**Directive:**
Omit the pictures, then reproduce every remaining record exactly.

**Data in this exercise:**
— Start —

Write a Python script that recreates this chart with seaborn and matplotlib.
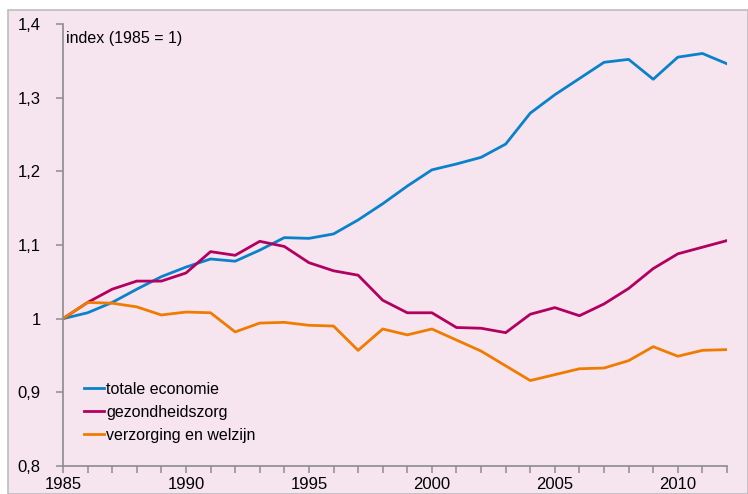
import matplotlib
matplotlib.use("Agg")
import matplotlib.pyplot as plt
from matplotlib.patches import Rectangle
from matplotlib.ticker import FuncFormatter, MultipleLocator
import pandas as pd
import seaborn as sns

jaren = list(range(1985, 2013))

totale_economie = [1.000, 1.008, 1.022, 1.040, 1.057, 1.070, 1.081, 1.078, 1.093, 1.110,
                   1.109, 1.115, 1.134, 1.156, 1.180, 1.202, 1.210, 1.219, 1.237, 1.279,
                   1.304, 1.326, 1.348, 1.352, 1.325, 1.355, 1.360, 1.346]
gezondheidszorg = [1.000, 1.022, 1.040, 1.051, 1.051, 1.062, 1.091, 1.086, 1.105, 1.098,
                   1.076, 1.065, 1.059, 1.025, 1.008, 1.008, 0.988, 0.987, 0.981, 1.006,
                   1.015, 1.004, 1.020, 1.041, 1.068, 1.088, 1.097, 1.106]
verzorging = [1.000, 1.022, 1.021, 1.016, 1.005, 1.009, 1.008, 0.982, 0.994, 0.995,
              0.991, 0.990, 0.957, 0.986, 0.978, 0.986, 0.971, 0.956, 0.936, 0.916,
              0.924, 0.932, 0.933, 0.943, 0.962, 0.949, 0.957, 0.958]

reeksen = ["totale economie", "gezondheidszorg", "verzorging en welzijn"]
kleuren = ["#0a82cb", "#b1005f", "#ef7c00"]

df = pd.DataFrame({
    "jaar": jaren * 3,
    "index": totale_economie + gezondheidszorg + verzorging,
    "reeks": [reeksen[0]] * 28 + [reeksen[1]] * 28 + [reeksen[2]] * 28,
})

roze = "#f6e4ef"
plt.rcParams["font.family"] = ["Liberation Sans", "DejaVu Sans"]

fig = plt.figure(figsize=(7.48, 4.94), dpi=100, facecolor="white")
# roze kader om de figuur
fig.patches.append(Rectangle((8 / 748, 0), 740 / 748, 484 / 494, transform=fig.transFigure,
                             facecolor=roze, edgecolor="#bdbdbd", linewidth=1.2, zorder=-5))
ax = fig.add_axes([63 / 748, 28 / 494, 664 / 748, 442 / 494])
ax.set_facecolor(roze)

sns.lineplot(data=df, x="jaar", y="index", hue="reeks", palette=kleuren,
             linewidth=2.0, ax=ax, legend=False)

ax.set_xlim(1985, 2012)
ax.set_ylim(0.8, 1.4)
ax.set_xlabel("")
ax.set_ylabel("")

ax.xaxis.set_major_locator(MultipleLocator(5))
ax.xaxis.set_minor_locator(MultipleLocator(1))
ax.yaxis.set_major_locator(MultipleLocator(0.1))
ax.yaxis.set_major_formatter(FuncFormatter(lambda v, p: f"{v:.1f}".rstrip("0").rstrip(".").replace(".", ",")
                                           if round(v, 1) != 1 else "1"))

for s in ["top", "right"]:
    ax.spines[s].set_visible(False)
for s in ["left", "bottom"]:
    ax.spines[s].set_color("#8c8c8c")
    ax.spines[s].set_linewidth(1.2)

ax.tick_params(axis="both", which="both", direction="out", color="#8c8c8c", length=5,
               width=1.1, labelsize=12, labelcolor="black")
ax.tick_params(axis="y", pad=11)
ax.tick_params(axis="x", pad=3)

ax.text(0.005, 0.985, "index (1985 = 1)", transform=ax.transAxes, fontsize=11.5,
        ha="left", va="top")

handles = [plt.Line2D([], [], color=c, linewidth=2.0) for c in kleuren]
ax.legend(handles, reeksen, loc="upper left", bbox_to_anchor=(0.031, 0.19), frameon=False,
          fontsize=11.5, handlelength=1.3, handletextpad=0.12, labelspacing=0.5,
          borderpad=0, borderaxespad=0)

fig.savefig("out.png", dpi=100, facecolor="white")
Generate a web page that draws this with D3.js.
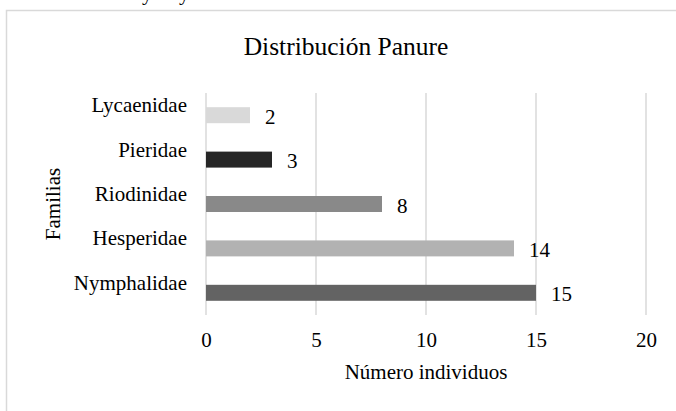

— End —

**Solution for this task:**
Write a Python script that recreates this chart with seaborn and matplotlib.
import matplotlib
matplotlib.use("Agg")
import matplotlib.pyplot as plt
from matplotlib.patches import Rectangle
from matplotlib.ticker import FuncFormatter, MultipleLocator
import pandas as pd
import seaborn as sns

jaren = list(range(1985, 2013))

totale_economie = [1.000, 1.008, 1.022, 1.040, 1.057, 1.070, 1.081, 1.078, 1.093, 1.110,
                   1.109, 1.115, 1.134, 1.156, 1.180, 1.202, 1.210, 1.219, 1.237, 1.279,
                   1.304, 1.326, 1.348, 1.352, 1.325, 1.355, 1.360, 1.346]
gezondheidszorg = [1.000, 1.022, 1.040, 1.051, 1.051, 1.062, 1.091, 1.086, 1.105, 1.098,
                   1.076, 1.065, 1.059, 1.025, 1.008, 1.008, 0.988, 0.987, 0.981, 1.006,
                   1.015, 1.004, 1.020, 1.041, 1.068, 1.088, 1.097, 1.106]
verzorging = [1.000, 1.022, 1.021, 1.016, 1.005, 1.009, 1.008, 0.982, 0.994, 0.995,
              0.991, 0.990, 0.957, 0.986, 0.978, 0.986, 0.971, 0.956, 0.936, 0.916,
              0.924, 0.932, 0.933, 0.943, 0.962, 0.949, 0.957, 0.958]

reeksen = ["totale economie", "gezondheidszorg", "verzorging en welzijn"]
kleuren = ["#0a82cb", "#b1005f", "#ef7c00"]

df = pd.DataFrame({
    "jaar": jaren * 3,
    "index": totale_economie + gezondheidszorg + verzorging,
    "reeks": [reeksen[0]] * 28 + [reeksen[1]] * 28 + [reeksen[2]] * 28,
})

roze = "#f6e4ef"
plt.rcParams["font.family"] = ["Liberation Sans", "DejaVu Sans"]

fig = plt.figure(figsize=(7.48, 4.94), dpi=100, facecolor="white")
# roze kader om de figuur
fig.patches.append(Rectangle((8 / 748, 0), 740 / 748, 484 / 494, transform=fig.transFigure,
                             facecolor=roze, edgecolor="#bdbdbd", linewidth=1.2, zorder=-5))
ax = fig.add_axes([63 / 748, 28 / 494, 664 / 748, 442 / 494])
ax.set_facecolor(roze)

sns.lineplot(data=df, x="jaar", y="index", hue="reeks", palette=kleuren,
             linewidth=2.0, ax=ax, legend=False)

ax.set_xlim(1985, 2012)
ax.set_ylim(0.8, 1.4)
ax.set_xlabel("")
ax.set_ylabel("")

ax.xaxis.set_major_locator(MultipleLocator(5))
ax.xaxis.set_minor_locator(MultipleLocator(1))
ax.yaxis.set_major_locator(MultipleLocator(0.1))
ax.yaxis.set_major_formatter(FuncFormatter(lambda v, p: f"{v:.1f}".rstrip("0").rstrip(".").replace(".", ",")
                                           if round(v, 1) != 1 else "1"))

for s in ["top", "right"]:
    ax.spines[s].set_visible(False)
for s in ["left", "bottom"]:
    ax.spines[s].set_color("#8c8c8c")
    ax.spines[s].set_linewidth(1.2)

ax.tick_params(axis="both", which="both", direction="out", color="#8c8c8c", length=5,
               width=1.1, labelsize=12, labelcolor="black")
ax.tick_params(axis="y", pad=11)
ax.tick_params(axis="x", pad=3)

ax.text(0.005, 0.985, "index (1985 = 1)", transform=ax.transAxes, fontsize=11.5,
        ha="left", va="top")

handles = [plt.Line2D([], [], color=c, linewidth=2.0) for c in kleuren]
ax.legend(handles, reeksen, loc="upper left", bbox_to_anchor=(0.031, 0.19), frameon=False,
          fontsize=11.5, handlelength=1.3, handletextpad=0.12, labelspacing=0.5,
          borderpad=0, borderaxespad=0)

fig.savefig("out.png", dpi=100, facecolor="white")
Generate a web page that draws this with D3.js.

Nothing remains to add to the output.